Until very recently African countries were not a significant presence in the world trading system. What accounts for this hesitancy? "Africa does not want to develop," is the rather provocative response of African scholar Axelle Kabou. This rejection of development, according to Kabou, has its roots in sociological and psychological considerations. At least one of the "sociological and psychological" conditions to which Kabou refers, this article maintains, is fear.
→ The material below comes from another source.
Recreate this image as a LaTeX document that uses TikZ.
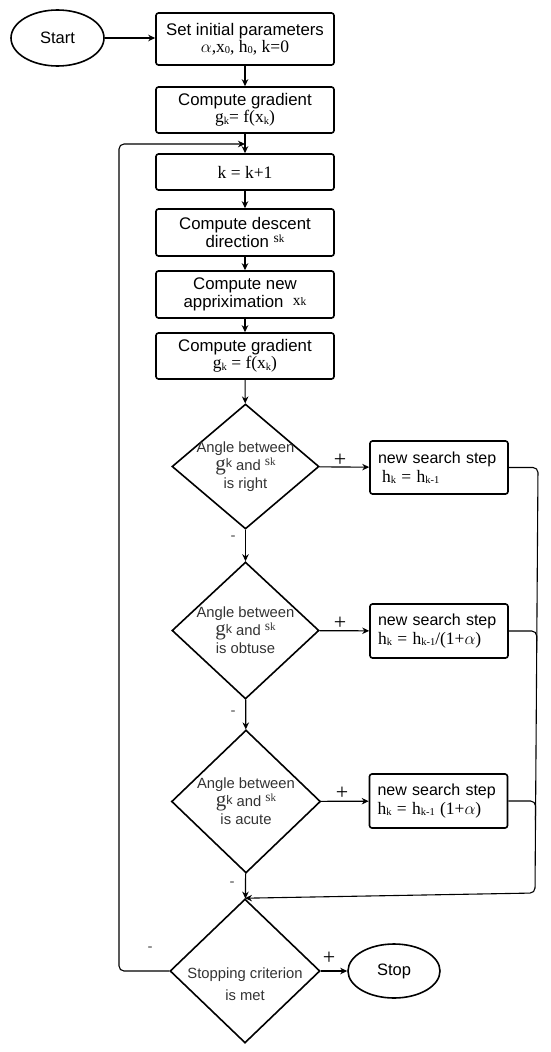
\documentclass[tikz,border=0pt]{standalone}
\usepackage{fontspec}
\setmainfont{Liberation Sans}
\newfontfamily\serf{Liberation Serif}
\usetikzlibrary{shapes.geometric,arrows.meta}
\newcommand\sub[1]{\raisebox{-1.5pt}{\fontsize{10.5}{10}\selectfont #1}}
\newcommand\gk{{\serf\fontsize{21}{20}\selectfont g}\raisebox{2.5pt}{\fontsize{12.5}{12}\selectfont k}}
\newcommand\skk{\raisebox{5pt}{\serf\fontsize{13.5}{12}\selectfont s\fontsize{11}{10}\selectfont k}}
\newcommand\xk{\raisebox{2pt}{\serf\fontsize{15.5}{15}\selectfont x\fontsize{11.5}{11}\selectfont k}}
\begin{document}
\begin{tikzpicture}[x=1pt,y=-1pt,
  box/.style={draw,line width=1.6pt,rounded corners=2.5pt,minimum width=178pt,inner sep=0pt,align=center,font=\fontsize{16.8}{18}\selectfont},
  sbox/.style={draw,line width=1.6pt,rounded corners=2.5pt,minimum width=138pt,minimum height=54pt,inner xsep=8pt,inner ysep=0pt,text width=122pt,align=left,font=\fontsize{16}{19}\selectfont},
  dia/.style={draw,diamond,line width=1.6pt,inner sep=0pt},
  dtext/.style={align=center,text=black!80,font=\fontsize{14.8}{18}\selectfont},
  term/.style={draw,ellipse,line width=1.6pt,inner sep=0pt,font=\fontsize{16.5}{18}\selectfont},
  conn/.style={line width=1.1pt},
  arr/.style={conn,-{Stealth[length=7pt,width=6.5pt]}},
  plus/.style={font=\serf\fontsize{22}{22}\selectfont},
  minus/.style={text=black!70,font=\fontsize{15}{14}\selectfont}]
\useasboundingbox (0,0) rectangle (550,1052);

\node[term,minimum width=93pt,minimum height=56pt] (start) at (57.5,38) {Start};
\node[box,minimum height=52pt] (b1) at (245,39) {Set initial parameters\\[-1pt]{\serf\fontsize{17.5}{18}\selectfont$\alpha$,x\sub0, h\sub0, k=0}};
\node[box,minimum height=46pt] (b2) at (245,110) {Compute gradient\\[-1pt]{\serf\fontsize{17.5}{18}\selectfont g\sub{k}= f(x\sub{k})}};
\node[box,minimum height=36pt] (b3) at (245,172) {{\serf\fontsize{17.5}{18}\selectfont k = k+1}};
\node[box,minimum height=47pt] (b4) at (245,232.5) {Compute descent\\direction \skk};
\node[box,minimum height=47pt] (b5) at (245,294.5) {Compute new\\appriximation\; \xk};
\node[box,minimum height=46pt] (b6) at (245,356) {Compute gradient\\[-1pt]{\serf\fontsize{17.5}{18}\selectfont g\sub{k} = f(x\sub{k})}};

\node[dia,minimum width=147pt,minimum height=125pt] (d1) at (245.5,466.5) {};
\node[dtext] (t1) at (d1) {Angle between\\\gk\ and \skk\\is right};
\node[dia,minimum width=147pt,minimum height=137pt] (d2) at (245.5,630.5) {};
\node[dtext] (t2) at (d2) {Angle between\\\gk\ and \skk\\is obtuse};
\node[dia,minimum width=149pt,minimum height=143pt] (d3) at (246,801.5) {};
\node[dtext] (t3) at (d3) {Angle between\\\gk\ and \skk\\is acute};
\node[dia,minimum width=150pt,minimum height=144pt] (d4) at (245,971) {};
\node[dtext] (t4) at ([yshift=-13pt]d4.center) {Stopping criterion\\[4pt]is met};

\node[sbox,minimum height=53pt] (s1) at (439,467.5) {new search step\\\hspace{4pt}{\serf\fontsize{17.5}{18}\selectfont h\sub{k} = h\sub{k-1}}};
\node[sbox] (s2) at (439,631) {new search step\\{\serf\fontsize{17.5}{18}\selectfont h\sub{k} = h\sub{k-1}/(1+$\alpha$)}};
\node[sbox,minimum width=137pt] (s3) at (438.5,801) {new search step\\{\serf\fontsize{17.5}{18}\selectfont h\sub{k} = h\sub{k-1} (1+$\alpha$)}};

\node[term,minimum width=92pt,minimum height=54pt] (stop) at (394,971) {Stop};

% main flow
\draw[arr] (start.east) -- (start.east -| b1.west);
\draw[arr] (b1) -- (b2);
\draw[arr] (b2) -- (b3);
\draw[arr] (b3) -- (b4);
\draw[arr] (b4) -- (b5);
\draw[arr] (b5) -- (b6);
\draw[arr] (b6) -- (d1);
\draw[arr] (d1) -- (d2);
\draw[arr] (d2) -- (d3);
\draw[arr] (d3) -- (d4);
\draw[arr] (d1) -- (s1);
\draw[arr] (d2) -- (s2);
\draw[arr] (d3) -- (s3);
\draw[arr] (d4) -- (stop);

% right collector
\coordinate (r1) at (538,467.5);
\coordinate (r2) at (535,893);
\coordinate (r3) at (536.8,631);
\coordinate (r3b) at (536.6,650);
\coordinate (r4) at (535.6,801);
\coordinate (r4b) at (535.4,820);
\draw[arr,rounded corners=5pt] (s1.east) -- (r1) -- (r2) -- (d4.north);
\draw[conn,rounded corners=5pt] (s2.east) -- (r3) -- (r3b);
\draw[conn,rounded corners=5pt] (s3.east) -- (r4) -- (r4b);

% loop back
\coordinate (l1) at (119,971);
\coordinate (l2) at (119,144);
\coordinate (l3) at (245,144);
\draw[arr,rounded corners=5pt] (d4.west) -- (l1) -- (l2) -- (l3);

% labels
\node[plus] (p1) at (340,460) {+};
\node[plus] (p2) at (340,623) {+};
\node[plus] (p3) at (342,793) {+};
\node[plus] (p4) at (329,958) {+};
\node[minus] (m1) at (233,538) {-};
\node[minus] (m2) at (233,713) {-};
\node[minus] (m3) at (232,884) {-};
\node[minus] (m4) at (150,949) {-};
\end{tikzpicture}
\end{document}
The origin of the fear that dominates Africa and hampers its full engagement in the trade order has roots dating back to 1884. In November of that year, European, American and Australian leaders met to define Africa's role in the "community of nations". The Berlin West African Conference is remembered primarily for having drawn the map of modern Africa by carving up the continent into nation-states, but the conference has its true roots in economic rather than political history. The goal of the conference was to establish free trade as the guiding principle in large parts of the continent. Beyond establishing borders, it succeeded in legitimizing Africa's de facto position as a source of wealth to be exploited for the benefit of others. It is this single act that gave birth to modern Africa's fear and resistance to the globalization phenomenon. What elevates the Berlin Conference of 1884-1885 from a relic of history to a pathway towards understanding Africa's place in the world trade system is that the theoretical underpinnings of the conference to this day continue to animate the Western approach to African development.
Drawing on the rich but forgotten history of the Berlin Conference, as well as the emerging literature on law and emotion, this article re-conceptualizes Africa's place in the world trade order through a lens of fear first constructed by the conference. What is the shape, texture, depth and breadth of that fear? How might a full understanding of that fear help us adopt a new set of trade rules responsive to Africa's needs?